Go Figure – Pricing & Segmentation – Part 2 of 4

Following on from part one that was published last Thursday.

The first is what economists call “first-degree price discrimination”, but we could call it the “unique target” strategy: to evaluate each customer as an individual and charge according to how much he or she is willing to pay. This is the strategy of the used-car salesman or the estate agent. It usually takes skill and a lot of effort: hardly surprising, then, that it is most often seen for items that have a high value relative to the retailer’s time – cars and houses, of course, but also souvenirs in African street stalls, where the impoverished merchant will find it worth bargaining for some time to gain an extra pound.


Now, however, companies are trying to automate the process of evaluating individual customers to reduce the time it takes to do so. For instance, supermarkets accumulate evidence of what you’re willing to pay by giving you “discount cards”, which are needed to take advantage of sale prices. In return for getting a lower price on certain items, you allow the stores to keep records of what you buy and then in turn offer you vouchers for discounts on products. It doesn’t work perfectly, because supermarkets can only send “money off” vouchers, not “money on” vouchers. “Money on” vouchers have never been a success.

The second approach, the “group target” strategy, is to offer different prices to members of distinct groups. Who could complain about reduced bus fares for children and the elderly? Surely it must be reasonable for coffee shops to offer a discount to people who work nearby, and for tourist attractions to let locals in for a lower rate? It often seems reasonable because people in groups who pay more are usually people who can afford more, and that’s because people who can afford more are usually people who care less about the price. But we shouldn’t forget that this is a convenient coincidence. Companies trying to increase their profits and get the maximum value out of their scarcity are interested in who is willing to pay more, rather than who can afford to pay more.

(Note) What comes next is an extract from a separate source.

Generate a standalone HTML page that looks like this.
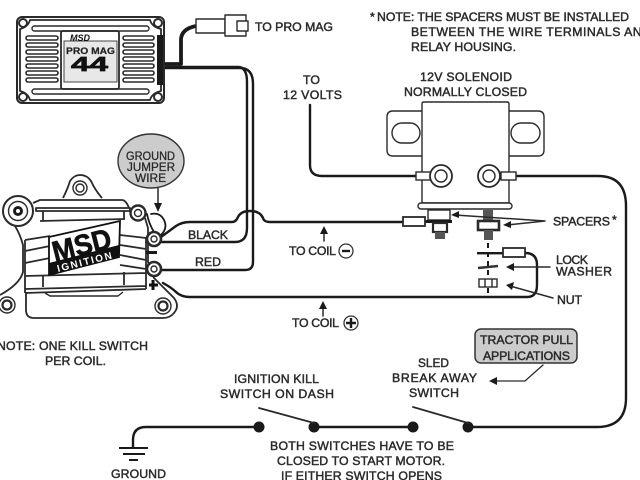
<!DOCTYPE html>
<html><head><meta charset="utf-8"><style>
html,body{margin:0;padding:0;background:#fff}
svg{display:block;filter:blur(.35px)}
text{font-family:"Liberation Sans",sans-serif;font-size:12.300px;fill:#2a2a2a;stroke:#2a2a2a;stroke-width:.45}
.w{fill:none;stroke:#1a1a1a;stroke-width:2.400;stroke-linecap:round;stroke-linejoin:round}
.t{fill:none;stroke:#2a2a2a;stroke-width:1.400;stroke-linejoin:round}
.f{fill:#fff;stroke:#2a2a2a;stroke-width:1.400}
.s{fill:none;stroke:#2a2a2a;stroke-width:2.200;stroke-linecap:round}
.b{fill:#1a1a1a;stroke:none}
</style></head><body>
<svg width="640" height="480" viewBox="0 0 640 480" xmlns="http://www.w3.org/2000/svg">
<!-- wires behind -->
<path class="w" d="M164 64H181V40Q181 29 196 26" style="stroke-width:3.800"/>
<path class="w" d="M164 67H238Q247 67 247 82V228Q247 242 235 242H160"/>
<path class="w" d="M164 68H240Q253 68 253 84V262Q253 270 245 270H160"/>
<path class="w" d="M161 237L176 226Q182 222 190 222H232Q236 222 238 217Q241 211 250 211Q260 211 263 218Q264 222 270 222H403"/>
<path class="w" d="M163 283Q172 288 176 292Q181 297 190 297H527Q537 297 537 285V265Q537 253 525 253"/>
<path class="w" d="M310 105V165Q310 176 322 176H417"/>
<path class="w" d="M515 176H598Q626 176 626 206V398Q626 427 597 427H468"/>
<path class="w" d="M259 427H146Q133 427 133 440V447"/>
<path class="w" d="M314 427H413"/>
<!-- Pro Mag box -->
<rect x="17" y="17" width="147" height="86" rx="5" class="t" style="stroke-width:2"/>
<path class="t" style="stroke-width:1.800" d="M30 20H150Q152 27 161 29V91Q152 93 150 100H30Q28 93 20 91V29Q28 27 30 20Z"/>
<circle cx="23" cy="23" r="4" class="t" style="stroke-width:2"/><circle cx="158" cy="23" r="4" class="t" style="stroke-width:2"/>
<circle cx="23" cy="97" r="4" class="t" style="stroke-width:2"/><circle cx="158" cy="97" r="4" class="t" style="stroke-width:2"/>
<rect x="32" y="26" width="117" height="5" rx="2.500" class="t"/>
<rect x="32" y="89" width="117" height="5" rx="2.500" class="t"/>
<g class="t" style="stroke-width:1.600">
<rect x="26" y="36" width="32" height="4" rx="2"/><rect x="26" y="43" width="32" height="4" rx="2"/><rect x="26" y="50" width="32" height="4" rx="2"/><rect x="26" y="57" width="32" height="4" rx="2"/><rect x="26" y="64" width="32" height="4" rx="2"/><rect x="26" y="71" width="32" height="4" rx="2"/><rect x="26" y="78" width="32" height="4" rx="2"/>
<rect x="123" y="36" width="31" height="4" rx="2"/><rect x="123" y="43" width="31" height="4" rx="2"/><rect x="123" y="50" width="31" height="4" rx="2"/><rect x="123" y="57" width="31" height="4" rx="2"/><rect x="123" y="64" width="31" height="4" rx="2"/><rect x="123" y="71" width="31" height="4" rx="2"/><rect x="123" y="78" width="31" height="4" rx="2"/>
</g>
<rect x="61" y="31" width="58" height="58" rx="2" class="t" style="stroke-width:1.800"/>
<rect x="64" y="41" width="53" height="41" fill="#e8e8e8" stroke="#444" stroke-width="1"/>
<rect x="157" y="35" width="6" height="50" class="b"/>
<text x="70" y="41" textLength="20" lengthAdjust="spacingAndGlyphs" style="font-size:9px;font-weight:bold;font-style:italic;fill:#111;stroke:none">MSD</text>
<text x="66" y="54" textLength="49" lengthAdjust="spacingAndGlyphs" style="font-size:9.500px;font-weight:bold;fill:#222;stroke:#222;stroke-width:.2">PRO MAG</text>
<text x="71" y="71" textLength="37" lengthAdjust="spacingAndGlyphs" style="font-size:20px;font-weight:bold;fill:#111;stroke:#111;stroke-width:.7">44</text>
<!-- connector -->
<rect x="196" y="19" width="29" height="14" class="t" style="fill:#fff"/>
<path class="t" d="M225 15H246V36H225Z" style="fill:#fff"/>
<rect x="237" y="21" width="11" height="10" class="t" style="fill:#fff"/>
<text x="255" y="31" textLength="78">TO PRO MAG</text>
<!-- notes -->
<text x="370" y="21">*</text>
<text x="377" y="21" textLength="252">NOTE: THE SPACERS MUST BE INSTALLED</text>
<text x="411" y="36" textLength="240">BETWEEN THE WIRE TERMINALS AND</text>
<text x="411" y="51" textLength="105">RELAY HOUSING.</text>
<text x="303" y="84" textLength="17">TO</text>
<text x="283" y="99" textLength="59">12 VOLTS</text>
<text x="420" y="81" textLength="92">12V SOLENOID</text>
<text x="404" y="96" textLength="123">NORMALLY CLOSED</text>
<!-- solenoid -->
<path class="t" d="M422 111H393Q387 111 387 117V150Q387 156 393 156H422"/>
<path class="t" d="M509 111H538Q544 111 544 117V150Q544 156 538 156H509"/>
<rect x="392" y="123" width="28" height="20" rx="10" class="t"/>
<rect x="511" y="123" width="29" height="20" rx="10" class="t"/>
<path class="f" d="M422 104Q422 102 424 102H507Q509 102 509 104V203H422Z"/>
<rect x="418" y="203" width="94" height="6" rx="3" class="f"/>
<rect x="416" y="172" width="15" height="8" class="f"/>
<rect x="501" y="172" width="15" height="8" class="f"/>
<circle cx="441" cy="176" r="11" class="f" style="stroke-width:1.800"/><circle cx="441" cy="176" r="6" class="t"/>
<circle cx="489" cy="176" r="11" class="f" style="stroke-width:1.800"/><circle cx="489" cy="176" r="6" class="t"/>
<!-- left terminal stack -->
<rect x="428" y="210" width="22" height="10" class="f"/>
<rect x="425" y="220" width="27" height="3" class="b"/>
<rect x="433" y="223" width="14" height="9" class="f" style="stroke-width:2.200"/>
<rect x="435" y="232" width="10" height="7" fill="#555"/>
<rect x="403" y="217" width="22" height="9" class="f" style="stroke-width:1.800"/>
<!-- right terminal stack -->
<rect x="483" y="210" width="10" height="10" fill="#555"/>
<rect x="478" y="221" width="21" height="9" class="f" style="stroke-width:2.600"/>
<rect x="484" y="230" width="9" height="10" fill="#555"/>
<path d="M488 243V293" stroke="#1a1a1a" stroke-width="2" stroke-dasharray="5 4" fill="none"/>
<rect x="477" y="252" width="27" height="2.400" class="b"/>
<rect x="503" y="248" width="22" height="9" class="f" style="stroke-width:1.800"/>
<path d="M478 268L498 266" stroke="#333" stroke-width="2.600"/>
<rect x="479" y="279" width="18" height="8" class="f"/>
<path class="t" d="M485 279V287M492 279V287"/>
<!-- right labels -->
<text x="553" y="225.500" textLength="57">SPACERS</text><text x="612" y="224">*</text>
<path class="s" style="stroke-width:1.500" d="M545 221L455 215M545 221L507 225M550 267H510M553 298L510 286"/>
<path class="b" d="M451 215L459 211V218ZM503 225L511 221V228ZM506 267L514 263V271ZM506 285L514 282L512 290Z"/>
<text x="556" y="264" textLength="32">LOCK</text>
<text x="556" y="275.500" textLength="56">WASHER</text>
<text x="557" y="304" textLength="25">NUT</text>
<!-- ground jumper -->
<ellipse cx="151" cy="161" rx="33" ry="27" fill="#ccc" stroke="#333" stroke-width="1.400"/>
<text x="126" y="160" textLength="49" lengthAdjust="spacingAndGlyphs" style="stroke-width:.3">GROUND</text>
<text x="127" y="171" textLength="48" lengthAdjust="spacingAndGlyphs" style="stroke-width:.3">JUMPER</text>
<text x="135" y="182" textLength="31" lengthAdjust="spacingAndGlyphs" style="stroke-width:.3">WIRE</text>
<path class="s" style="stroke-width:1.500" d="M158 188V206"/>
<path class="b" d="M158 212L154 203H162Z"/>
<!-- ignition box -->
<path class="t" style="stroke-width:1.800" d="M63 198Q68 188 70 181Q74 175 80 175Q87 175 91 181Q95 190 102 198"/>
<path class="t" style="stroke-width:1.800" d="M15 226Q20 234 23 245V272Q20 284 0 295"/>
<path class="t" style="stroke-width:1.800" d="M145 218L148 228V262L154 278L174 298Q180 306 174 313Q170 318 163 318H34Q26 318 26 310V292"/>
<path class="t" style="stroke-width:1.800" d="M33 203L40 200Q41 200 45 200H122Q126 200 129 208M36 208H130V211H36Z"/>
<path class="t" style="stroke-width:1.800" d="M40 221L125 219M43 211V221M124 211V219M43 275V287M124 272V285"/>
<path class="t" style="stroke-width:1.800" d="M25 240L50 236M25 251L50 246M25 263L50 258M25 276L146 273M25 289L146 286M25 293L146 289M120 235L146 238M120 245L146 249M120 255L146 260M120 265L146 269M25 240V293M146 237V289"/>
<path class="t" d="M45 293L50 296H118L123 292"/>
<circle cx="18" cy="211" r="15" class="f" style="stroke-width:2"/>
<circle cx="18" cy="211" r="9.500" class="t"/>
<circle cx="18" cy="211" r="5" class="b"/>
<circle cx="18" cy="211" r="2" fill="#fff"/>
<circle cx="80" cy="188" r="7" class="f"/><circle cx="80" cy="188" r="4" class="t"/>
<circle cx="138" cy="213" r="7.500" class="f" style="stroke-width:2.400"/><circle cx="138" cy="213" r="3.500" class="t"/>
<circle cx="7" cy="305" r="8" class="f"/><circle cx="7" cy="305" r="4.500" class="t" style="stroke-width:2.200"/>
<circle cx="163" cy="306" r="8" class="f"/><circle cx="163" cy="306" r="4.500" class="t" style="stroke-width:2.200"/>
<path class="w" d="M151 214Q160 212 164 220Q168 228 161 235" style="stroke-width:1.800"/>
<path class="w" d="M147 214Q149 224 154 232" style="stroke-width:1.800"/>
<circle cx="154" cy="239" r="7" class="f" style="stroke-width:2.600"/><circle cx="154" cy="239" r="3" class="t"/>
<circle cx="154" cy="269" r="7" class="f" style="stroke-width:2.600"/><circle cx="154" cy="269" r="3" class="t"/>
<rect x="146" y="251" width="11" height="3" class="b"/>
<path d="M149 285H158M153 280V290" stroke="#111" stroke-width="3" fill="none"/>
<path d="M49 237L120 221L119 257L49 275Z" fill="#fff" stroke="#111" stroke-width="1.800"/>
<path d="M49 263L119 245L119 257L49 275Z" fill="#111"/>
<text x="0" y="0" transform="translate(55 262) rotate(-14)" textLength="60" lengthAdjust="spacingAndGlyphs" style="font-size:29px;font-weight:bold;fill:#111;stroke:#111;stroke-width:.7">MSD</text>
<text x="0" y="0" transform="translate(58 272) rotate(-14)" textLength="56" style="font-size:10px;font-weight:bold;fill:#fff;stroke:none">IGNITION</text>
<!-- coil labels -->
<text x="188" y="239" textLength="40">BLACK</text>
<text x="195" y="266" textLength="26">RED</text>
<text x="289" y="255" textLength="47">TO COIL</text>
<circle cx="346" cy="251" r="7" fill="none" stroke="#333" stroke-width="1.300"/>
<path d="M342 251H350" stroke="#1a1a1a" stroke-width="2.400"/>
<text x="292" y="327" textLength="47">TO COIL</text>
<circle cx="351" cy="323" r="7" fill="none" stroke="#333" stroke-width="1.300"/>
<path d="M346 323H356M351 318V328" stroke="#1a1a1a" stroke-width="2.400"/>
<path class="s" style="stroke-width:1.500" d="M324 241V231M323 316V306"/>
<path class="b" d="M324 226L320 234H328ZM323 301L319 309H327Z"/>
<!-- left note -->
<text x="-3" y="350" textLength="151">NOTE: ONE KILL SWITCH</text>
<text x="45" y="365" textLength="61">PER COIL.</text>
<!-- ground -->
<path d="M119 448H148M123 454H145M129 460H138" stroke="#1a1a1a" stroke-width="2" fill="none"/>
<text x="111" y="478" textLength="55">GROUND</text>
<!-- switches -->
<circle cx="259" cy="427" r="5.500" class="b"/><circle cx="314" cy="427" r="5.500" class="b"/>
<circle cx="413" cy="427" r="5.500" class="b"/><circle cx="468" cy="427" r="5.500" class="b"/>
<path class="s" style="stroke-width:1.800" d="M259 408L314 423M413 407L468 423"/>
<text x="234" y="383" textLength="85">IGNITION KILL</text>
<text x="220" y="398" textLength="114">SWITCH ON DASH</text>
<text x="418" y="367" textLength="31" lengthAdjust="spacingAndGlyphs">SLED</text>
<text x="392" y="382" textLength="85">BREAK AWAY</text>
<text x="409" y="397" textLength="50">SWITCH</text>
<rect x="475" y="329" width="102" height="34" rx="6" fill="#ccc" stroke="#333" stroke-width="1.500"/>
<text x="480" y="344" textLength="93">TRACTOR PULL</text>
<text x="483" y="360" textLength="87">APPLICATIONS</text>
<path class="s" style="stroke-width:1.300" d="M543 365L525 381H495"/>
<path class="b" d="M489 381L497 377V385Z"/>
<text x="270" y="450" textLength="184">BOTH SWITCHES HAVE TO BE</text>
<text x="277" y="465" textLength="168">CLOSED TO START MOTOR.</text>
<text x="281" y="480" textLength="161">IF EITHER SWITCH OPENS</text>
</svg>
</body></html>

For instance, when Disney World in Florida offer admission discounts of more than 50 per cent to local people, they’re not making a statement about the grinding poverty of the Sunshine State. They simply know that for a reduced price, locals are more likely to come regularly. But tourists will probably come once, and once only, whether it is cheap or expensive.

Disney World Florida

This example gets to the heart of things, and tells us what we really mean by “price sensitivity” or “being lavish” or “being cavalier about prices”. The important concept is this: when I raise the price, how much do my sales fall? And when I cut the price, how much do my sales rise? Economists tend to call this “own-price elasticity”. I prefer “price sensitivity”.

Tourists visiting Florida are less price-sensitive than locals, which means that if Disney World raises its prices, locals are more likely to skip a day at the park. By the same token, if the admission price falls, locals may make repeat visits in a way that tourists probably won’t. Being rich is sometimes connected with being insensitive to prices, but not always. Business-class air travel is expensive, because companies are willing to pay and airlines have the scarcity power to take advantage of that fact.

The same is true of discounts at coffee bars for local workers. The AMT bar in Waterloo station will knock 10 per cent off the cost of your coffee if you work locally. This isn’t because the local workers are poor: they include top Whitehall mandarins and the extravagantly remunerated employees of the gigantic oil company, Shell. The discount reflects the fact that local workers are price- sensitive despite being rich. Commuters who pass through Waterloo in a hurry see only one or two coffee bars and are willing to pay high prices for convenience. Local workers pop out of the office at 11am for coffee and could walk in any direction. They can buy from several cafes, all equally convenient, all of which they will have had a chance to sample. They are bound to be more price-sensitive, even if they are rich.

The “individual target” strategy is difficult, partly because it requires a lot of information and partly because it tends to be very unpopular. Despite the difficulties, however, it’s so profitable that companies always explore new ways to do it. The “group target” strategy of discounts for students or locals is less effective, but easier to put into action, and usually it’s socially acceptable. Either will deliver more profits than simply treating all customers as a homogenous mass.

The cleverest and most common way to persuade turkeys to vote for Christmas is the “self-incrimination” strategy. To get customers to give themselves away, companies have to sell products that are at least slightly different from each other. So they offer products in different quantities (a large cappuccino instead of a small one, or an offer of three for the price of two) or with different features (with whipped cream or white chocolate or fair trade ingredients) or even in different locations, because a sandwich in a station kiosk is not the same product as a physically identical sandwich in an out-of-town superstore.

Coffee bean

It’s reasonable to ask how common this tactic really is. Because the products are different, you never quite know whether the company is using a price-targeting trick or merely passing on added costs. It could be that it really does cost 10p more to put fair trade coffee in a cappuccino; maybe cans of whipped cream are expensive to refrigerate and troublesome to clean and the staff hate using them; perhaps large cups of coffee take longer to drink, and so the charge is for table-space not coffee – in which case, charging a higher price is not a strategy to get me to incriminate myself, but simply the coffee shop passing its costs through to me. But I think it’s safe to say that companies are always alert for ways to squeeze the maximum advantage out of whatever scarcity power they have, and price-targeting is the most common way to do that. If it looks like price-targeting, it probably is.